Schmid’e göre sakinliğe giden yollardan biri de farkındalık. Geçmişe baktığımızda karmaşık görünen şeyler, yaş aldıkça basitleşiyor, önemi azalıyor. Hayatın son dönemine yaklaşırken insan kendisine bazı soruları daha fazla sormaya başlıyor. Nereden geldim, nasıl yaşadım, bugün olsa aynı kararları verir miydim gibi… Bu nevi soruları sormak, cevaplarının peşine düşmek, yaşadıklarımızı anlamlandırabilmek, hayatın anlamı ve değeri açısından çok önemlidir.
EMRİ BİL MARUF NEHYİ ANIL MÜNKER ne demektir? İyiliği emredip kötülükten vazgeçirmek… İşte bu benim hayat ödevim, iyiliği yaymak, kötülüğü önlemek! Böylece bir insan olarak diğer canlı, cansızlardan farkım oluyor; tatmin vesilesi oluyor.
Yaş aldıkça ölüm daha bir gerçek, kaçınılmaz oluyor.
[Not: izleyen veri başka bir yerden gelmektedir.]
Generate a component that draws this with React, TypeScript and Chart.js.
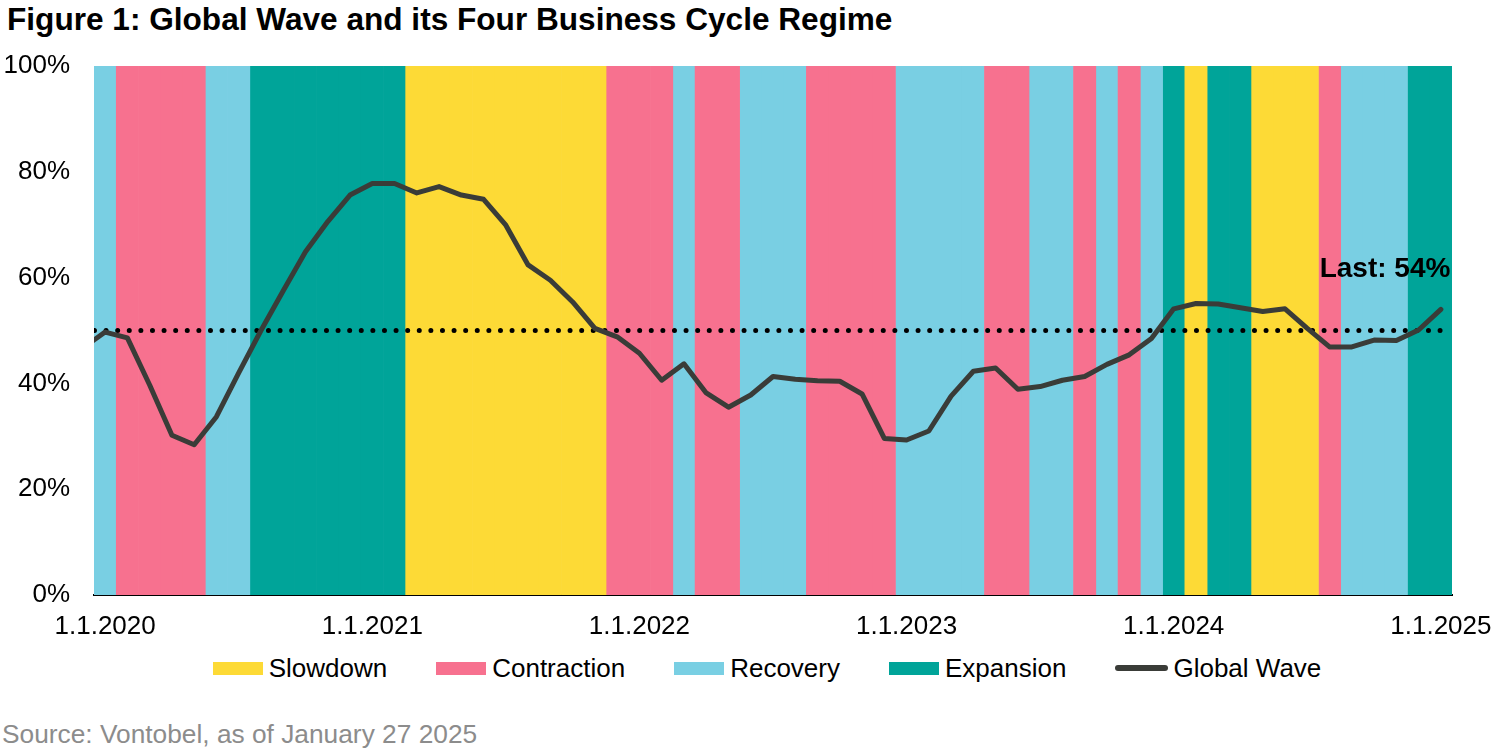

Yakınlarımızı kaybediyoruz, dostlarımızın cenazelerinde kalanlarla birlikte saf tutuyoruz; kabirlerinin başında dua ediyoruz. Sıranın bize yaklaştığını açıkça görüyoruz, kalan mesafe süreyi sorguluyoruz. Amma velakin ölüm, hayatın içinde olmaya devam edecek.
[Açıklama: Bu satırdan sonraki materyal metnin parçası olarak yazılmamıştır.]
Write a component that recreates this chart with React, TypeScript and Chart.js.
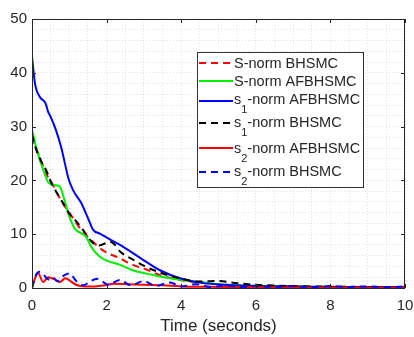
import React, { useEffect, useRef } from "react";
import { Chart, registerables } from "chart.js";

Chart.register(...registerables);

const FONT = '"Liberation Sans", Arial, Helvetica, sans-serif';
const AXIS_COLOR = "#262626";

// ---- data (time in seconds, norm values) ----
const tSnormB = [0, 0.1, 0.25, 0.4, 0.55, 0.8, 1.0, 1.3, 1.6, 1.9, 2.36, 2.7, 3.08, 3.43, 3.97, 4.5, 5.0, 5.5, 6, 7, 8, 9, 10];
const vSnormB = [28, 26.2, 23.5, 21, 19.3, 16, 14, 11, 8.8, 7, 5.5, 4.3, 3.4, 2.4, 1.5, 1.0, 0.7, 0.5, 0.35, 0.25, 0.2, 0.2, 0.2];

const tSnormA = [0, 0.1, 0.2, 0.3, 0.45, 0.62, 0.75, 0.85, 1.0, 1.15, 1.31, 1.45, 1.6, 1.82, 2.0, 2.36, 2.7, 3.25, 3.78, 4.5, 5, 6, 7, 8, 9, 10];
const vSnormA = [29.5, 26.5, 24, 22, 19.5, 19.1, 18.8, 16.8, 13.3, 11, 10.2, 9.5, 7.5, 5.8, 5.1, 4.3, 3.3, 2.4, 1.7, 1.1, 0.7, 0.4, 0.3, 0.2, 0.2, 0.2];

const tS1A = [0, 0.08, 0.21, 0.35, 0.38, 0.43, 0.5, 0.64, 0.78, 0.91, 0.97, 1.1, 1.32, 1.5, 1.64, 1.82, 2.12, 2.36, 2.9, 3.43, 3.97, 4.5, 5.4, 6, 7, 8, 9, 10];
const vS1A = [43, 38, 35.5, 34.5, 34, 32.8, 31.8, 29.4, 26.2, 22.3, 20.5, 18.2, 15.8, 13, 10.8, 10.1, 8.9, 8, 5.6, 3.3, 1.8, 1.0, 0.5, 0.35, 0.25, 0.2, 0.2, 0.2];

const tS1B = [0, 0.1, 0.25, 0.4, 0.5, 0.7, 0.9, 1.0, 1.2, 1.4, 1.6, 1.8, 2.0, 2.09, 2.2, 2.36, 2.7, 2.98, 3.38, 3.9, 4.5, 5.0, 5.5, 6, 7, 8, 9, 10];
const vS1B = [28.5, 26, 23.5, 21.6, 19.8, 17.3, 15, 13.8, 12.3, 10.5, 8.6, 7.9, 8.4, 8.6, 8.2, 6.8, 5.3, 4.2, 3.0, 1.9, 1.2, 1.3, 0.9, 0.6, 0.35, 0.25, 0.2, 0.2];

const tS2A = [0, 0.08, 0.16, 0.3, 0.43, 0.61, 0.74, 0.89, 1.05, 1.18, 1.42, 1.7, 1.96, 2.2, 2.6, 3.0, 3.5, 4, 5, 6, 7, 8, 9, 10];
const vS2A = [0, 1.8, 2.8, 1.1, 2.0, 1.6, 1.1, 1.8, 1.2, 0.6, 0.3, 0.3, 0.5, 0.8, 0.7, 0.6, 0.5, 0.3, 0.2, 0.15, 0.1, 0.1, 0.1, 0.1];

const tS2B = [0, 0.08, 0.2, 0.3, 0.45, 0.55, 0.68, 0.85, 1.0, 1.2, 1.38, 1.55, 1.75, 2.05, 2.35, 2.65, 3.0, 3.3, 3.7, 4.0, 4.4, 4.8, 5.2, 5.6, 6.0, 6.5, 7, 7.5, 8, 8.5, 9, 9.5, 10];
const vS2B = [0, 2.0, 3.0, 2.5, 1.6, 2.0, 1.3, 2.3, 2.7, 1.2, 0.5, 1.2, 1.7, 0.6, 1.5, 0.5, 1.3, 0.4, 1.0, 0.3, 0.7, 0.2, 0.5, 0.15, 0.4, 0.2, 0.35, 0.15, 0.35, 0.2, 0.3, 0.15, 0.3];

const seriesLabels = [
  "S-norm BHSMC",
  "S-norm AFBHSMC",
  "s\u2081-norm AFBHSMC",
  "s\u2081-norm BHSMC",
  "s\u2082-norm AFBHSMC",
  "s\u2082-norm BHSMC",
];
const seriesTimes = [tSnormB, tSnormA, tS1A, tS1B, tS2A, tS2B];
const seriesValues = [vSnormB, vSnormA, vS1A, vS1B, vS2A, vS2B];
const seriesColors = ["#ff0000", "#00ee00", "#0000ff", "#000000", "#ff0000", "#0000ff"];
const seriesDashed = [true, false, false, true, false, true];

const xTickLabels = [0, 2, 4, 6, 8, 10];
const yTickLabels = [0, 10, 20, 30, 40, 50];
const xAxisTitle = "Time (seconds)";

const boxPlugin = {
  id: "matlabBox",
  afterDraw(chart: any) {
    const { ctx, chartArea, scales } = chart;
    const { left, right, top, bottom } = chartArea;
    ctx.save();
    ctx.strokeStyle = AXIS_COLOR;
    ctx.lineWidth = 1;
    ctx.setLineDash([]);
    ctx.strokeRect(Math.round(left) + 0.5, Math.round(top) + 0.5, Math.round(right - left) - 1, Math.round(bottom - top));
    const tl = 4;
    ctx.beginPath();
    xTickLabels.forEach((v) => {
      const x = Math.round(scales.x.getPixelForValue(v)) + 0.5;
      ctx.moveTo(x, bottom);
      ctx.lineTo(x, bottom - tl);
      ctx.moveTo(x, top);
      ctx.lineTo(x, top + tl);
    });
    yTickLabels.forEach((v) => {
      const y = Math.round(scales.y.getPixelForValue(v)) + 0.5;
      ctx.moveTo(left, y);
      ctx.lineTo(left + tl, y);
      ctx.moveTo(right, y);
      ctx.lineTo(right - tl, y);
    });
    ctx.stroke();
    ctx.restore();
  },
};

const legendPlugin = {
  id: "matlabLegend",
  afterDraw(chart: any) {
    const { ctx, chartArea } = chart;
    const x0 = Math.round(chartArea.right - 208);
    const y0 = Math.round(chartArea.top + 33);
    const w = 166;
    const h = 135;
    ctx.save();
    ctx.fillStyle = "#ffffff";
    ctx.fillRect(x0, y0, w, h);
    ctx.strokeStyle = "#333333";
    ctx.lineWidth = 1;
    ctx.strokeRect(x0 + 0.5, y0 + 0.5, w, h);
    const lineY = [11, 29, 49, 71, 96, 120];
    const baseY = [16, 34, 52, 75, 101, 124];
    chart.data.datasets.forEach((ds: any, i: number) => {
      const ly = y0 + lineY[i];
      ctx.beginPath();
      ctx.strokeStyle = ds.borderColor;
      ctx.lineWidth = 2;
      ctx.setLineDash(ds.borderDash || []);
      ctx.moveTo(x0 + 2, ly);
      ctx.lineTo(x0 + 36, ly);
      ctx.stroke();
      ctx.setLineDash([]);
      let x = x0 + 37;
      const by = y0 + baseY[i];
      ctx.fillStyle = AXIS_COLOR;
      ctx.textBaseline = "alphabetic";
      ctx.textAlign = "left";
      const label: string = ds.label;
      for (const ch of label) {
        if (ch === "\u2081" || ch === "\u2082") {
          const d = ch === "\u2081" ? "1" : "2";
          ctx.font = `11px ${FONT}`;
          ctx.fillText(d, x, by + 9);
          x += ctx.measureText(d).width;
        } else {
          ctx.font = `14.5px ${FONT}`;
          ctx.fillText(ch, x, by);
          x += ctx.measureText(ch).width;
        }
      }
    });
    ctx.restore();
  },
};

export default function App() {
  const ref = useRef<HTMLCanvasElement | null>(null);
  useEffect(() => {
    document.body.style.margin = "0";
    const canvas = ref.current;
    if (!canvas) return;
    const n = seriesLabels.length;
    const datasets = seriesLabels.map((label, i) => ({
      label,
      data: seriesTimes[i].map((t, j) => ({ x: t, y: seriesValues[i][j] })),
      borderColor: seriesColors[i],
      backgroundColor: seriesColors[i],
      borderWidth: 2,
      borderDash: seriesDashed[i] ? [7, 5] : [],
      pointRadius: 0,
      fill: false,
      tension: 0.4,
      cubicInterpolationMode: "monotone" as const,
      order: n - i,
    }));
    const chart = new Chart(canvas, {
      type: "line",
      data: { datasets },
      plugins: [boxPlugin, legendPlugin],
      options: {
        animation: false,
        responsive: false,
        devicePixelRatio: 1,
        layout: { padding: { left: 0, top: 19, right: 9, bottom: 0 } },
        plugins: { legend: { display: false }, tooltip: { enabled: false } },
        scales: {
          x: {
            type: "linear",
            min: 0,
            max: 10,
            afterFit: (s: any) => {
              s.height = 49;
              s.paddingRight = 0;
              s.paddingLeft = 0;
            },
            afterBuildTicks: (s: any) => {
              const ticks = [];
              for (let k = 0; k <= 20; k++) ticks.push({ value: k * 0.5 });
              s.ticks = ticks;
            },
            ticks: {
              autoSkip: false,
              maxRotation: 0,
              padding: 9,
              color: AXIS_COLOR,
              font: { family: FONT, size: 15 },
              callback: (v: any) => (xTickLabels.includes(Number(v)) ? String(v) : ""),
            },
            grid: { color: "rgba(0,0,0,0.12)", drawTicks: false, lineWidth: 1 },
            border: { display: false, dash: [1, 2] },
            title: {
              display: true,
              text: xAxisTitle,
              color: AXIS_COLOR,
              font: { family: FONT, size: 17 },
              padding: { top: 0, bottom: 0 },
            },
          },
          y: {
            type: "linear",
            min: 0,
            max: 50,
            afterFit: (s: any) => {
              s.width = 32;
            },
            afterBuildTicks: (s: any) => {
              const ticks = [];
              for (let k = 0; k <= 25; k++) ticks.push({ value: k * 2 });
              s.ticks = ticks;
            },
            ticks: {
              autoSkip: false,
              padding: 5,
              color: AXIS_COLOR,
              font: { family: FONT, size: 15 },
              callback: (v: any) => (yTickLabels.includes(Number(v)) ? String(v) : ""),
            },
            grid: { color: "rgba(0,0,0,0.12)", drawTicks: false, lineWidth: 1 },
            border: { display: false, dash: [1, 2] },
          },
        },
      },
    });
    return () => chart.destroy();
  }, []);
  return (
    <div style={{ width: 414, height: 337, background: "#ffffff" }}>
      <canvas ref={ref} width={414} height={337} style={{ display: "block" }} />
    </div>
  );
}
Ölümü son durak olarak görmek de herkes tarafından paylaşılan bir düşünce değildir. Pek çok insan için ölüm, bitişten ziyade bir geçiştir. Bu dünya üzerindeki hayat sona erse bile; başka bir yerde, başka bir biçimde devam edeceğine dair bir inanç vardır. Bu yaşarken yapılanların yalnızca dünyadaki sonuçlarıyla değil, diğer taraftaki karşılığıyla anlam kazandığına işaret eder. Bu anlayışta vakit sınırlı ve değerlidir ama meselenin bütünü yalnızca bu dünyaya sığmaz. Ben inanan bir insanım ve benim için hayatın anlamı sadece şimdi ile sınırlı değil. Yaşarken nasıl davrandığım, nelere önem verdiğim, kime ne kattığım kadar niyetim ve iç huzurum da bir o kadar önemli. Peygamberimiz: Tüm işler niyetlere göre değerlendirilir, demiştir.
Bunların hepsi benim dinimde haram yani yasaktır. Allah’ın verdiği canı sadece Allah alabilir. Ama bu yolları seçenler, merak edenler var. Bu tür kararların insanın kendisi kadar çevresindekileri de etkileyen sonuçları var. Özellikle intihar gibi durumlarda geride kalanlar: “Benim yüzümden mi oldu?”, “Bir şey yapabilir miydim?” gibi soruları kolay aşamıyor. Schmid, bu konuların ciddiyetini kabul ederek Hollanda’daki gibi düzenlemelerin yerinde olduğunu söylüyor. Kişinin bu isteğini tekrar tekrar dile getirmesi, hastalığının ölümcül olduğunun birden fazla hekim tarafından onaylanması ve uygulamanın yalnızca doktorlarca yapılması gibi kuralların hem etik hem hukuki olarak bu süreci daha sağlıklı kıldığını belirtiyor.
Ben buna kesinlikle katılmıyorum; anlatayım: Afrika’da goyadaydım. Fildişi Sahili’nde bir fabrika ziyaretimde telefonum çaldı. İstanbul’dan eşim telefonda ağlıyordu. “Babamın fişini çekecekler.” dedi. Kayınpederim bir kaza geçirmiş, yoğun bakımdaydı. HAYIR, bekleyin dedim. Ben geleceğim, konuşacağız. Sonra kayınpederim hastaneden çıktı, birkaç yıl çok mutlu olarak yaşadı bizimle; hatta Tayyip Bey geçmiş olsuna gelmişti, konuşmuşlardı.